What the task requires:
Please print exactly the lines below, from the start of the material up to and including the line with "import * as", but none of the pictures.

Data segment:

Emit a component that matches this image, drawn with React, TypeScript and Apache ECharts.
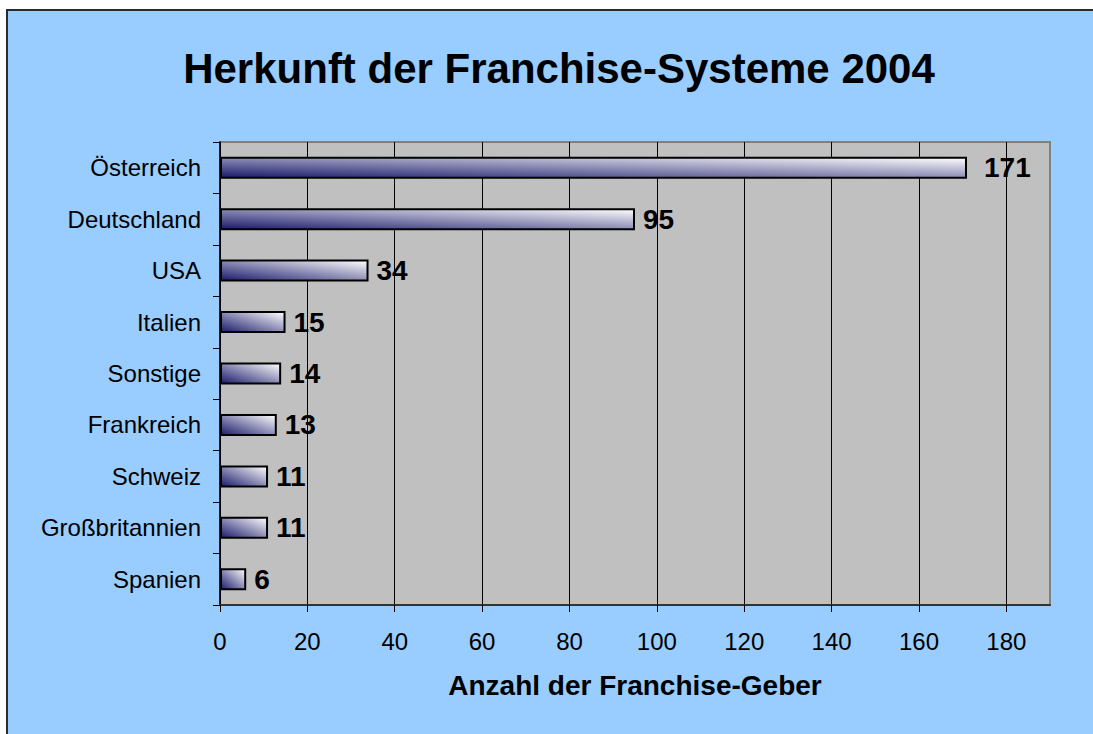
import React, { useEffect, useRef } from "react";
import * as echarts from "echarts";

const categories = [
  "Österreich",
  "Deutschland",
  "USA",
  "Italien",
  "Sonstige",
  "Frankreich",
  "Schweiz",
  "Großbritannien",
  "Spanien",
];
const values = [171, 95, 34, 15, 14, 13, 11, 11, 6];
const xTicks = [0, 20, 40, 60, 80, 100, 120, 140, 160, 180];
const titleText = "Herkunft der Franchise-Systeme 2004";
const xAxisName = "Anzahl der Franchise-Geber";

const FONT = "Liberation Sans, Arial, Helvetica, sans-serif";

export default function App() {
  const ref = useRef<HTMLDivElement>(null);
  useEffect(() => {
    if (!ref.current) return;
    const chart = echarts.init(ref.current, undefined, { renderer: "svg" });
    const gradient = new echarts.graphic.LinearGradient(0, 1, 1, 0, [
      { offset: 0, color: "#1a1a6b" },
      { offset: 1, color: "#ffffff" },
    ]);
    chart.setOption({
      animation: false,
      backgroundColor: "transparent",
      textStyle: { fontFamily: FONT },
      graphic: [
        {
          type: "text",
          x: 559,
          y: 68,
          style: {
            text: titleText,
            fontSize: 42,
            fontWeight: "bold",
            fontFamily: FONT,
            fill: "#000",
            align: "center",
            verticalAlign: "middle",
          },
        },
      ],
      grid: {
        left: 220,
        top: 142,
        right: 43,
        bottom: 129,
        show: true,
        backgroundColor: "#C0C0C0",
        borderColor: "#808080",
        borderWidth: 2,
        containLabel: false,
      },
      xAxis: {
        type: "value",
        min: 0,
        max: 190,
        interval: 20,
        name: xAxisName,
        nameLocation: "middle",
        nameGap: 66,
        nameTextStyle: {
          fontSize: 28,
          fontWeight: "bold",
          color: "#000",
          fontFamily: FONT,
        },
        axisLine: { show: true, lineStyle: { color: "#333", width: 2 } },
        axisTick: {
          show: true,
          length: 7,
          customValues: xTicks,
          lineStyle: { color: "#000", width: 1 },
        },
        axisLabel: {
          fontSize: 24,
          color: "#000",
          margin: 24,
          fontFamily: FONT,
          customValues: xTicks,
        },
        splitLine: { show: true, lineStyle: { color: "#000", width: 1 } },
      },
      yAxis: {
        type: "category",
        inverse: true,
        data: categories,
        axisLine: { show: true, lineStyle: { color: "#000", width: 1.5 } },
        axisTick: { show: true, length: 7, lineStyle: { color: "#000" } },
        axisLabel: {
          fontSize: 24,
          color: "#000",
          margin: 19,
          fontFamily: FONT,
        },
        splitLine: { show: false },
      },
      series: [
        {
          type: "bar",
          barWidth: 22,
          data: values.map((v, i) => ({
            value: v,
            label: i === 0 ? { distance: 17 } : undefined,
          })),
          itemStyle: {
            color: gradient,
            borderColor: "#000",
            borderWidth: 2,
          },
          label: {
            show: true,
            position: "right",
            distance: 8,
            fontSize: 28,
            fontWeight: "bold",
            color: "#000",
            fontFamily: FONT,
          },
        },
      ],
    });
    return () => chart.dispose();
  }, []);
  return (
    <div
      style={{
        position: "absolute",
        left: 0,
        top: 0,
        width: 1093,
        height: 734,
        overflow: "hidden",
        background: "#ffffff",
      }}
    >
      <div
        style={{
          position: "absolute",
          left: 6,
          top: 9,
          width: 1087,
          height: 725,
          boxSizing: "border-box",
          borderLeft: "2px solid #2b2b2b",
          borderTop: "2px solid #2b2b2b",
          background: "#99CCFF",
        }}
      />
      <div
        ref={ref}
        style={{ position: "absolute", left: 0, top: 0, width: 1093, height: 734 }}
      />
    </div>
  );
}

Result below:
Emit a component that matches this image, drawn with React, TypeScript and Apache ECharts.
import React, { useEffect, useRef } from "react";
import * as echarts from "echarts";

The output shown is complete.